Usually, in this case, software image processing is implied, in such a way as to improve brightness and/or contrast (if necessary). Specific processing methods may be different — in particular, in some cases we are actually talking about turning standard content into HDR (see above), and some manufacturers do not specify technical details at all. The effectiveness of different technologies can also be different, and besides, it is highly dependent on the specific content: in some cases, the improvement will be obvious, in others it may be almost imperceptible. Also note that this feature is not always useful, so in most models it is turned off.
Colour enhancement
The TV's support of one or the other
colour enhancement technology.
Such technologies usually involve image processing in software to provide brighter and/or more accurate colours. Specific processing methods may be different, some manufacturers do not specify technical details at all, limiting themselves to advertising statements. The effect of using such technologies can also vary: in some cases it is clearly visible, in others it is almost absent, depending on the features of the picture. It is also worth saying that this feature, usually, needs to be turned on manually in the TV menu (accordingly, it can be turned off if desired).
AMD compatible
TV compatibility with special frame synchronization technologies used in AMD graphics cards.
You should pay attention to this parameter if you plan to use the TV as a gaming monitor for a PC or laptop with an AMD graphics adapter. Special timing technologies are used to match the screen refresh rate to the frame rate of the incoming video signal.
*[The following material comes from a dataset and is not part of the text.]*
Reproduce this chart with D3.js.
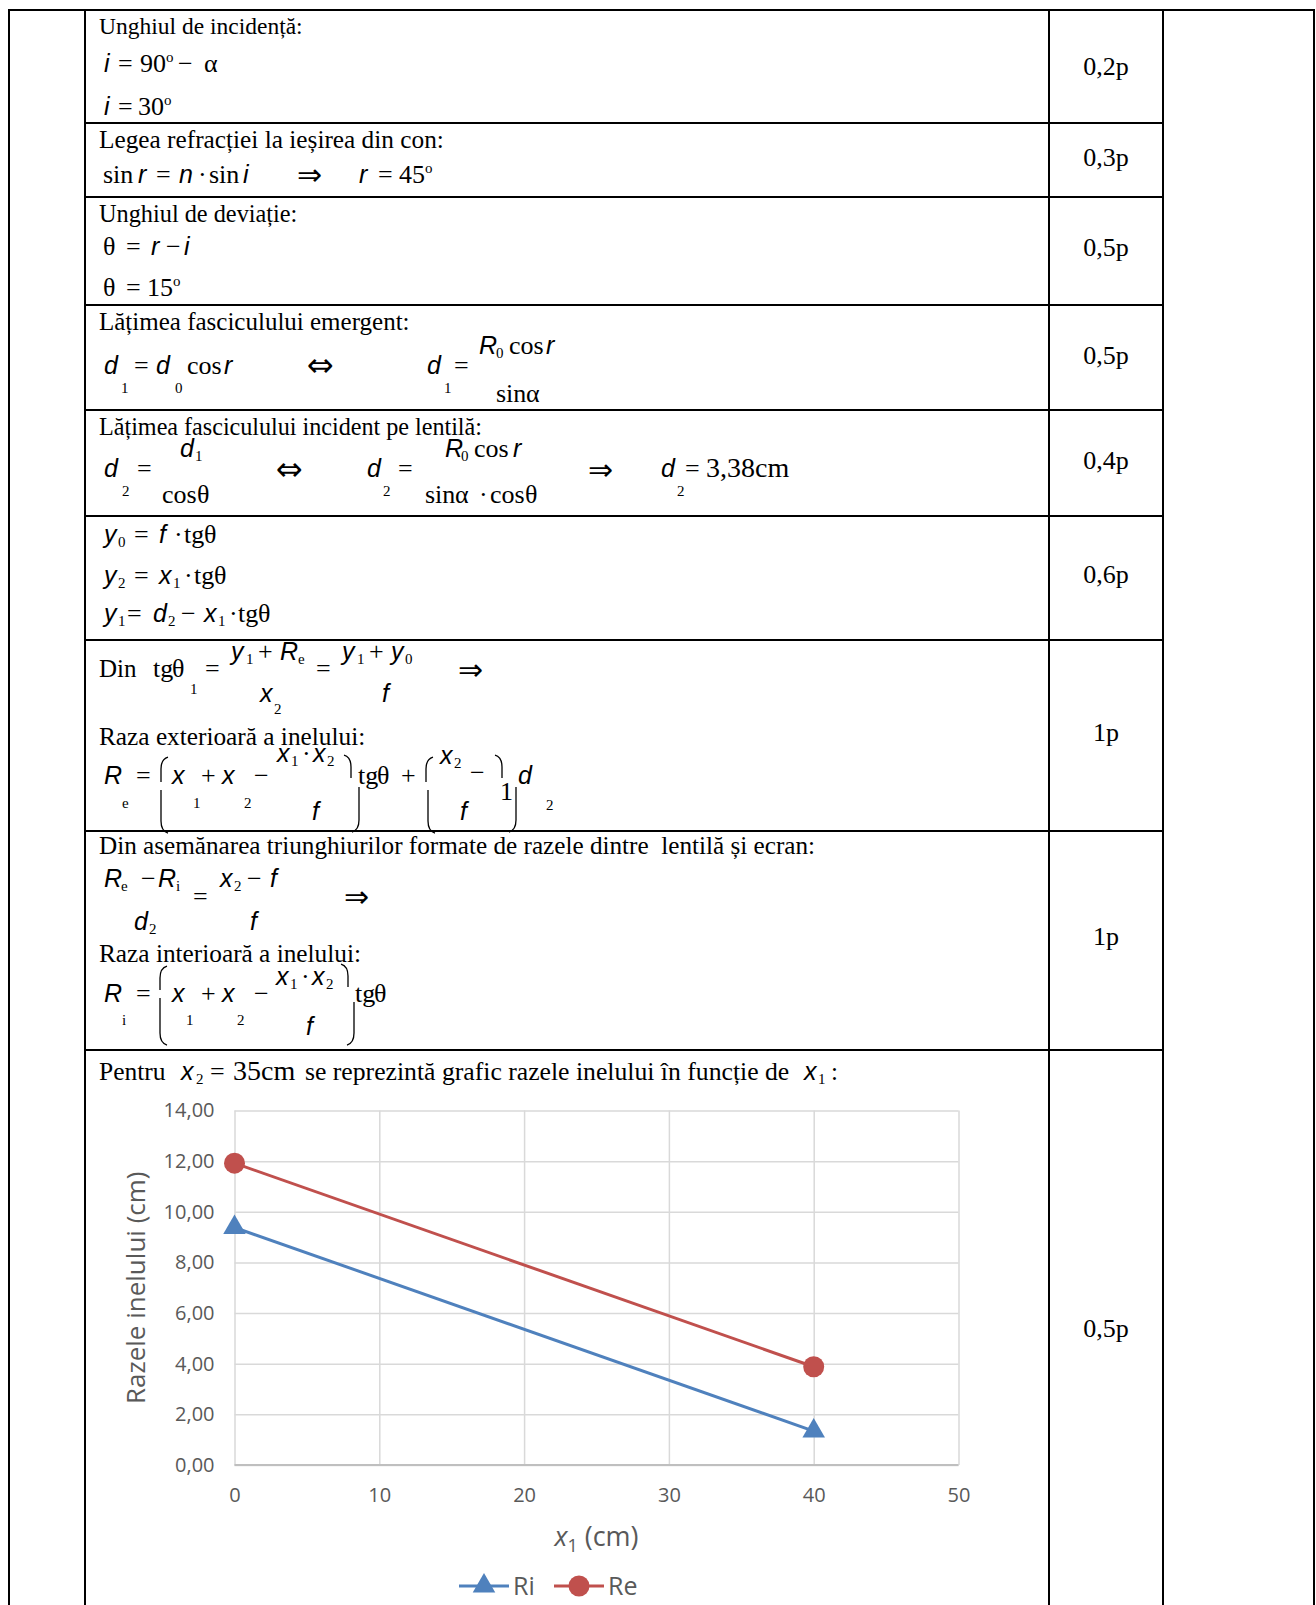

Such a need arises for the reason that the frame rate issued by the graphics card can “float” when the load on the video adapter changes (this is especially true for demanding games); and if this frequency does not match the screen refresh rate – tears and other unwanted artifacts appear on the image.
The AMD technology used to eliminate this effect is called FreeSync. Nowadays, it is presented on the market in three versions — the original
FreeSync and two extended ones:
– AMD FreeSync Premium Pro. The most advanced and functional version, formerly known as AMD FreeSync 2 HDR. In addition to refresh rate sync, it also includes support for HDR (see above), output at a frame rate of at least 120 Hz at Full HD resolution, as well as low frame rate compensation (LFC). The essence of LFC is that when the frame rate of the original video signal falls below the minimum frequency supported by the screen, the same frame is displayed on the screen several times, which allows to maintain the maximum smoothness of the “picture”.
— AMD FreeSync Premium. A somewhat s
...implified version compared to FreeSync Premium Pro. It does not provide working with HDR, otherwise it is completely similar.